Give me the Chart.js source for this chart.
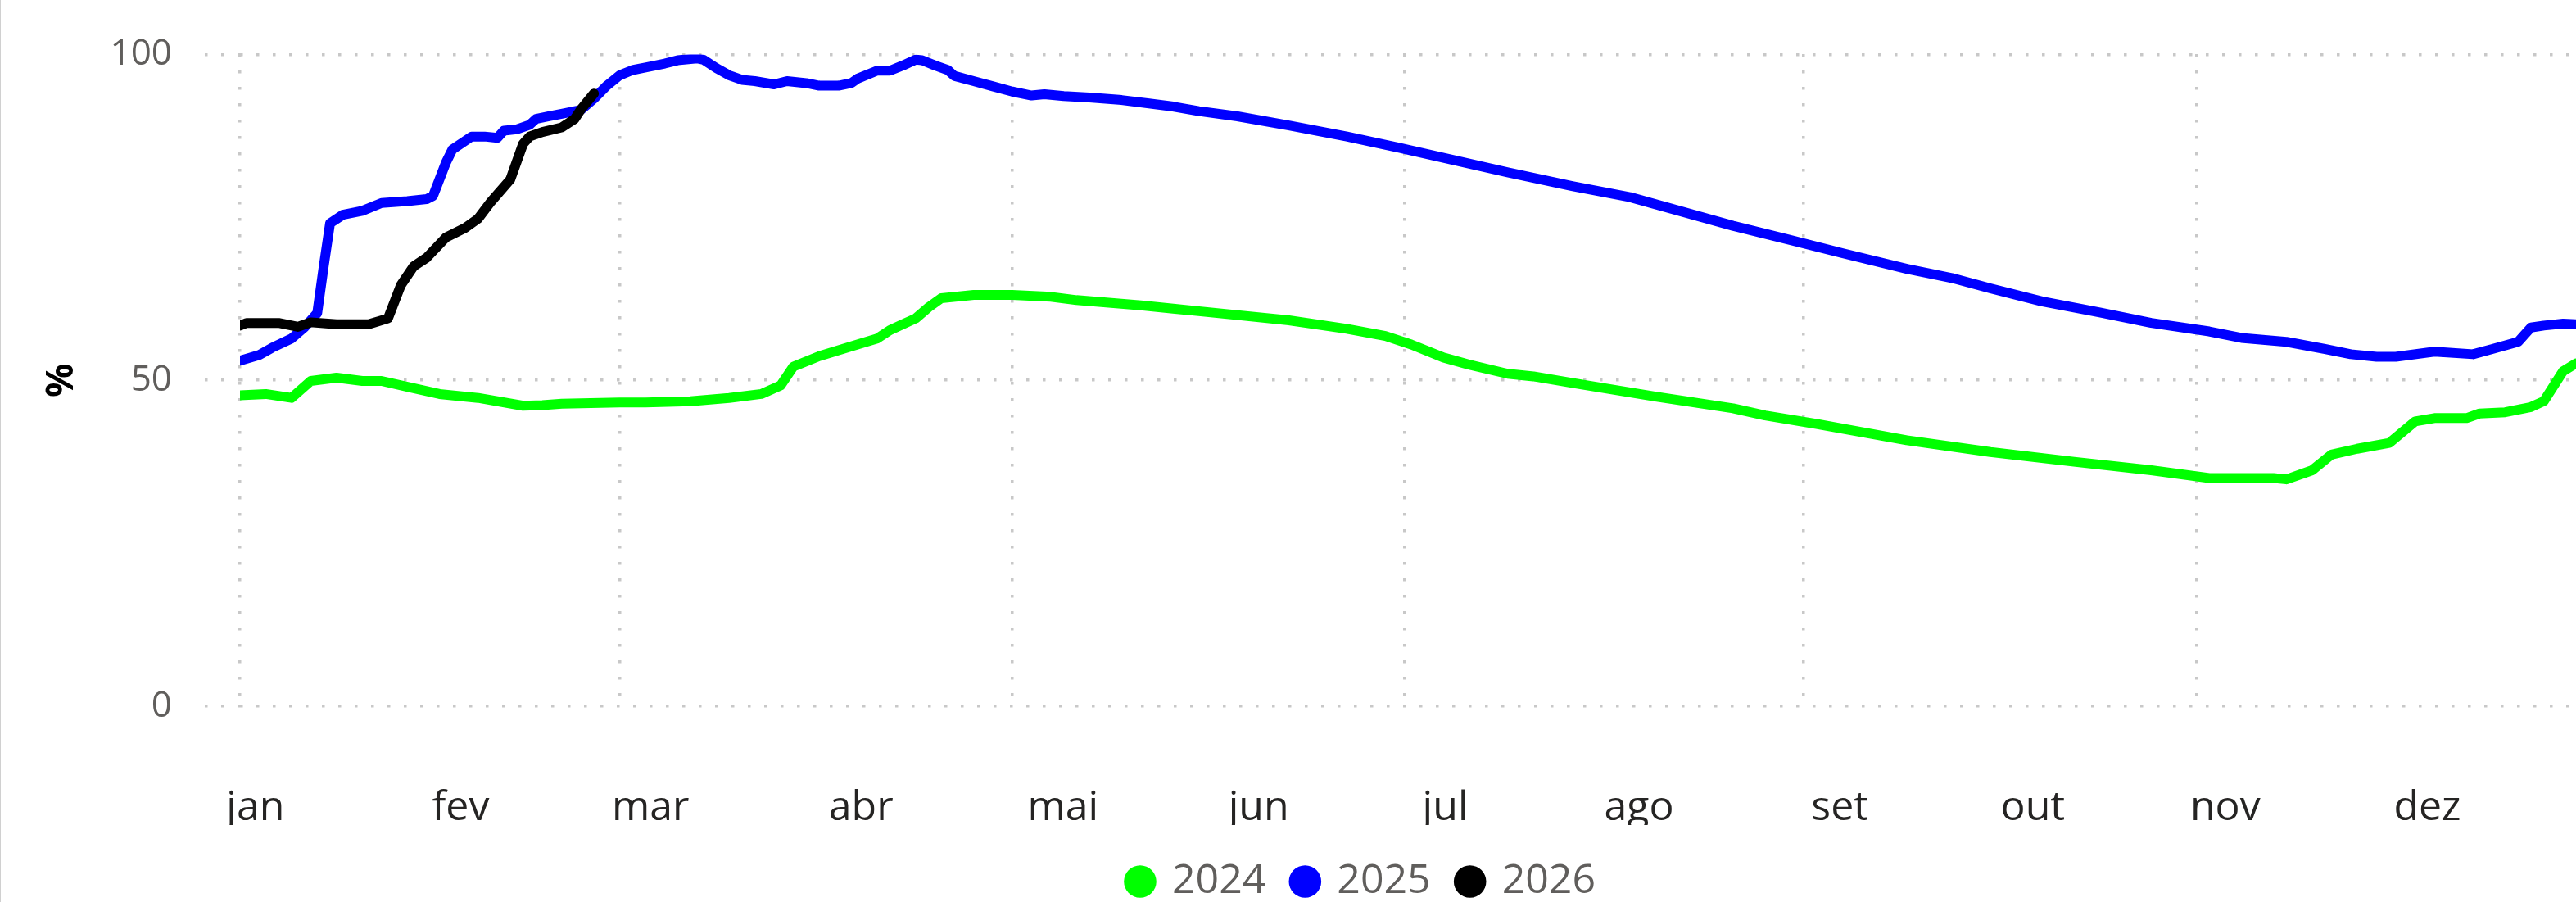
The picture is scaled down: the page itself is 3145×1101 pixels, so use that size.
<!DOCTYPE html>
<html>
<head>
<meta charset="utf-8">
<title>%</title>
<script src="https://cdn.jsdelivr.net/npm/chart.js@4.4.1/dist/chart.umd.min.js"></script>
<style>
  html, body { margin: 0; padding: 0; background: #fff; }
  #wrap { position: relative; width: 3145px; height: 1101px; box-sizing: border-box; border-left: 1px solid #d0d0d0; }
</style>
</head>
<body>
<div id="wrap"><canvas id="chart"></canvas></div>
<script>
// axis labels / ticks
var monthLabels = ['jan', 'fev', 'mar', 'abr', 'mai', 'jun', 'jul', 'ago', 'set', 'out', 'nov', 'dez'];
var monthLabelDays = [2.4, 34.3, 63.8, 96.5, 127.9, 158.3, 187.3, 217.4, 248.6, 278.6, 308.5, 339.9];
var gridDays = [0, 59, 120, 181, 243, 304]; // 1 jan, 1 mar, 1 mai, 1 jul, 1 set, 1 nov
var yTicks = [0, 50, 100];

// 2024 (day of year -> %)
var days2024 = [0, 4, 8, 11, 15, 19, 22, 26, 31, 37, 44, 47, 50, 59, 63, 70, 76, 81, 84, 86,
    90, 95, 99, 101, 103, 105, 107, 109, 114, 120, 126, 130, 135, 140, 145, 149, 155, 163, 172, 178,
    182, 187, 191, 197, 201, 207, 220, 232, 237, 245, 259, 272, 285, 297, 306, 311, 316, 318, 322, 325,
    329, 334, 338, 341, 346, 348, 352, 356, 358, 361, 363];
var values2024 = [47.7, 47.9, 47.3, 49.9, 50.4, 49.9, 49.9, 49.0, 47.9, 47.3, 46.1, 46.2, 46.4, 46.6, 46.6, 46.8, 47.3, 47.9, 49.2, 52.1,
    53.7, 55.2, 56.4, 57.7, 58.6, 59.5, 61.2, 62.6, 63.1, 63.1, 62.8, 62.3, 61.9, 61.5, 61.0, 60.6, 60.0, 59.2, 57.9, 56.8,
    55.5, 53.5, 52.4, 51.0, 50.6, 49.6, 47.5, 45.7, 44.6, 43.3, 40.8, 39.0, 37.5, 36.2, 35.0, 35.0, 35.0, 34.8, 36.2, 38.6,
    39.5, 40.4, 43.7, 44.2, 44.2, 44.9, 45.1, 45.9, 46.8, 51.4, 52.6];

// 2025
var days2025 = [0, 3, 5, 8, 10, 12, 13, 14, 16, 19, 22, 26, 29, 30, 32, 33, 36, 38, 40, 41,
    43, 45, 46, 48, 50, 53, 55, 57, 59, 61, 63, 66, 68, 71, 72, 74, 76, 78, 80, 83,
    85, 88, 90, 93, 95, 96, 99, 101, 103, 105, 106, 108, 110, 111, 114, 117, 120, 123, 125, 128,
    132, 137, 141, 145, 149, 155, 163, 172, 180, 189, 197, 207, 216, 224, 232, 241, 249, 259, 266, 272,
    280, 289, 297, 306, 311, 318, 324, 328, 332, 335, 341, 347, 350, 354, 356, 358, 361, 363];
var values2025 = [53.0, 53.9, 55.0, 56.4, 58.1, 60.3, 67.4, 74.1, 75.4, 76.0, 77.2, 77.5, 77.8, 78.3, 83.4, 85.4, 87.4, 87.4, 87.2, 88.3,
    88.5, 89.2, 90.1, 90.5, 90.9, 91.5, 93.2, 95.2, 96.8, 97.6, 98.0, 98.6, 99.1, 99.4, 99.2, 97.9, 96.8, 96.1, 95.9, 95.4,
    95.9, 95.6, 95.2, 95.2, 95.6, 96.3, 97.5, 97.5, 98.3, 99.2, 99.1, 98.3, 97.6, 96.7, 95.9, 95.1, 94.3, 93.7, 93.9, 93.6,
    93.4, 93.0, 92.5, 92.0, 91.3, 90.5, 89.1, 87.4, 85.7, 83.7, 81.9, 79.8, 78.1, 75.9, 73.7, 71.5, 69.5, 67.1, 65.7, 64.1,
    62.1, 60.4, 58.8, 57.5, 56.5, 55.9, 54.8, 54.0, 53.6, 53.6, 54.4, 54.0, 54.8, 55.9, 58.1, 58.4, 58.7, 58.6];

// 2026
var days2026 = [0, 1, 6, 9, 11, 15, 20, 23, 25, 27, 29, 32, 35, 37, 39, 42, 44, 45, 47, 50, 52, 53, 55];
var values2026 = [58.4, 58.8, 58.8, 58.2, 58.9, 58.6, 58.6, 59.5, 64.6, 67.5, 68.8, 71.9, 73.4, 74.8, 77.4, 80.8, 86.3, 87.4, 88.1, 88.8, 90.1, 91.6, 94.0];

var LEGEND_OFFSET = { x: 90, y: 10 };
var LINE_WIDTH = 12;

function toPoints(days, values) {
    return days.map(function (d, i) { return { x: d, y: values[i] }; });
}

// dotted grid: small grey dots every 20px
var gridStyle = { color: '#c8c8c8', lineWidth: 3.5 };
var dottedBorder = { display: false, dash: [3.5, 16.5] };

// move the legend block where the report has it
var legendShift = {
    id: 'legendShift',
    afterLayout: function (chart) {
        var lg = chart.legend;
        lg.left += LEGEND_OFFSET.x;
        lg.right += LEGEND_OFFSET.x;
        lg.top += LEGEND_OFFSET.y;
        lg.bottom += LEGEND_OFFSET.y;
    }
};

Chart.defaults.font.family = "'Segoe UI', 'Open Sans', sans-serif";

new Chart(document.getElementById('chart'), {
    type: 'line',
    data: {
        datasets: [
            { label: '2024', data: toPoints(days2024, values2024), borderColor: '#00FF00', backgroundColor: '#00FF00', borderWidth: LINE_WIDTH, order: 2 },
            { label: '2025', data: toPoints(days2025, values2025), borderColor: '#0000FF', backgroundColor: '#0000FF', borderWidth: LINE_WIDTH, order: 1 },
            { label: '2026', data: toPoints(days2026, values2026), borderColor: '#000000', backgroundColor: '#000000', borderWidth: LINE_WIDTH, order: 0 }
        ]
    },
    options: {
        responsive: true,
        maintainAspectRatio: false,
        animation: false,
        layout: { padding: { top: 57, right: 0, bottom: 0, left: 0 } },
        elements: {
            point: { radius: 0 },
            line: { tension: 0, borderCapStyle: 'round', borderJoinStyle: 'round' }
        },
        scales: {
            x: {
                type: 'linear', min: 0, max: 363, position: 'bottom',
                grid: { display: false, drawTicks: false },
                border: { display: false },
                afterBuildTicks: function (s) { s.ticks = monthLabelDays.map(function (v) { return { value: v }; }); },
                afterFit: function (s) { s.height = 145; },
                ticks: {
                    autoSkip: false, maxRotation: 0, padding: 95,
                    color: '#252423', font: { size: 50 },
                    callback: function (v, i) { return monthLabels[i]; }
                }
            },
            xg: {
                type: 'linear', min: 0, max: 363, position: 'top',
                border: dottedBorder,
                grid: Object.assign({}, gridStyle, { drawTicks: false }),
                ticks: { display: false },
                afterBuildTicks: function (s) { s.ticks = gridDays.map(function (v) { return { value: v }; }); },
                afterFit: function (s) { s.height = 0; }
            },
            y: {
                min: 0, max: 100,
                border: dottedBorder,
                afterBuildTicks: function (s) { s.ticks = yTicks.map(function (v) { return { value: v }; }); },
                afterFit: function (s) { s.width = 292; },
                grid: Object.assign({}, gridStyle, { tickLength: 43, tickColor: '#c8c8c8', tickWidth: 3.5, tickBorderDash: [3.5, 16.5] }),
                ticks: { padding: 40, color: '#605E5C', font: { size: 44 } },
                title: { display: true, text: '%', color: '#000000', font: { size: 46, weight: 'bold' }, padding: { top: 47, bottom: 0 } }
            }
        },
        plugins: {
            tooltip: { enabled: false },
            legend: {
                position: 'bottom',
                labels: {
                    usePointStyle: true, pointStyle: 'circle',
                    boxWidth: 28, boxHeight: 28, padding: 34,
                    color: '#605E5C', font: { size: 50 },
                    sort: function (a, b) { return a.datasetIndex - b.datasetIndex; },
                    generateLabels: function (chart) {
                        return Chart.defaults.plugins.legend.labels.generateLabels(chart).map(function (l) {
                            l.lineWidth = 0;
                            return l;
                        });
                    }
                }
            }
        }
    },
    plugins: [legendShift]
});
</script>
</body>
</html>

§ Request:
Extract the run of lines that opens with the line containing "The picture is" and closes with the line containing "var yTicks = [0, 50, 100];"; reproduce it exactly and add nothing.

§ Task output:
The picture is scaled down: the page itself is 3145×1101 pixels, so use that size.
<!DOCTYPE html>
<html>
<head>
<meta charset="utf-8">
<title>%</title>
<script src="https://cdn.jsdelivr.net/npm/chart.js@4.4.1/dist/chart.umd.min.js"></script>
<style>
  html, body { margin: 0; padding: 0; background: #fff; }
  #wrap { position: relative; width: 3145px; height: 1101px; box-sizing: border-box; border-left: 1px solid #d0d0d0; }
</style>
</head>
<body>
<div id="wrap"><canvas id="chart"></canvas></div>
<script>
// axis labels / ticks
var monthLabels = ['jan', 'fev', 'mar', 'abr', 'mai', 'jun', 'jul', 'ago', 'set', 'out', 'nov', 'dez'];
var monthLabelDays = [2.4, 34.3, 63.8, 96.5, 127.9, 158.3, 187.3, 217.4, 248.6, 278.6, 308.5, 339.9];
var gridDays = [0, 59, 120, 181, 243, 304]; // 1 jan, 1 mar, 1 mai, 1 jul, 1 set, 1 nov
var yTicks = [0, 50, 100];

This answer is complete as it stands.